Although the act may potentially hobble the development of domestic CTL fuels as a replacement for petroleum, it also opens the door for new biofuels. Ethanol does not have a desirable energy density for aviation applications, but jet fuels similar to biodiesel can be made from a few different processes using a range of feedstocks. One of these — algae — is particularly interesting because it is potentially much more productive in terms of gallons of oil that can be produced per acre per year than traditional biofeedstocks such as corn and soy. And because farmers can grow algae with low-quality water (including saltwater in some cases) on nonarable land, algae-based biofuels can avoid competing with agriculture.

Researchers have known for decades that algae are a source of fuel, but developing algae-based fuels has been plagued by prohibitive cost and scale hurdles.

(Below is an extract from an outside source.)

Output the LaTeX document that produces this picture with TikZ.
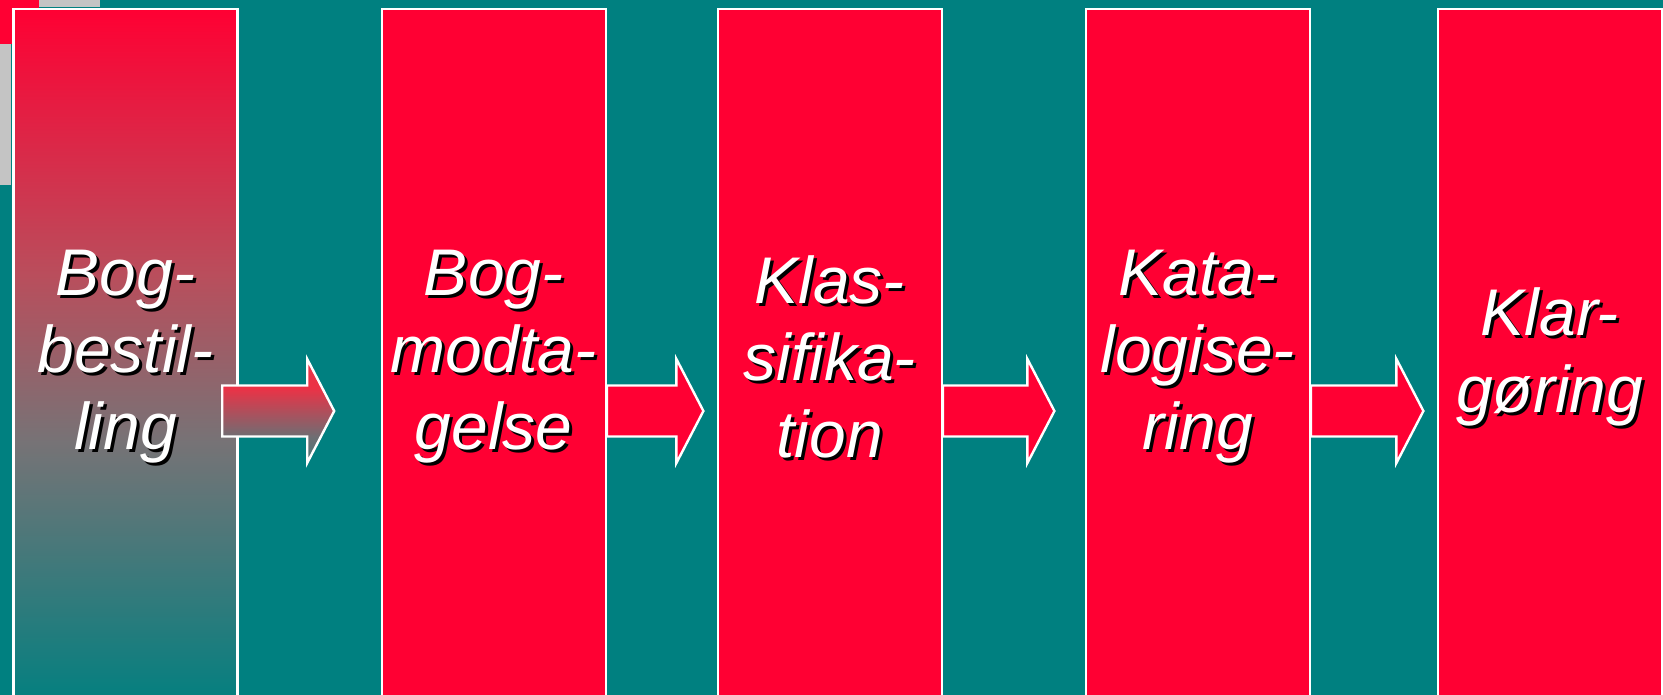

That’s where DARPA — the R&D arm of the Pentagon famous for creating the Internet — comes in. DARPA invested upwards of $50 million for a crash-course, 24-month program to generate thousands of gallons of algae-based jet fuels at a price competitive with gasoline. It just might be that DARPA will move algae across the threshold of scalability and affordability.

Into The Wild Green Yonder

In the end, the Department of Defense has a large responsibility to help the world avoid energy crises — and does so by stabilizing energy-rich regions and preventing supply cutoffs. But it comes at a huge cost in terms of energy, money and personnel. This complex relationship with energy, combined with the department’s purchasing power, gives it unique motivation, insight and capability to solve the world energy problem. And, in fact, it’s already doing more than most people realize.

The United States has spent decades building the most capable military in the history of the world, and energy just might be one more area where it’s poised to excel.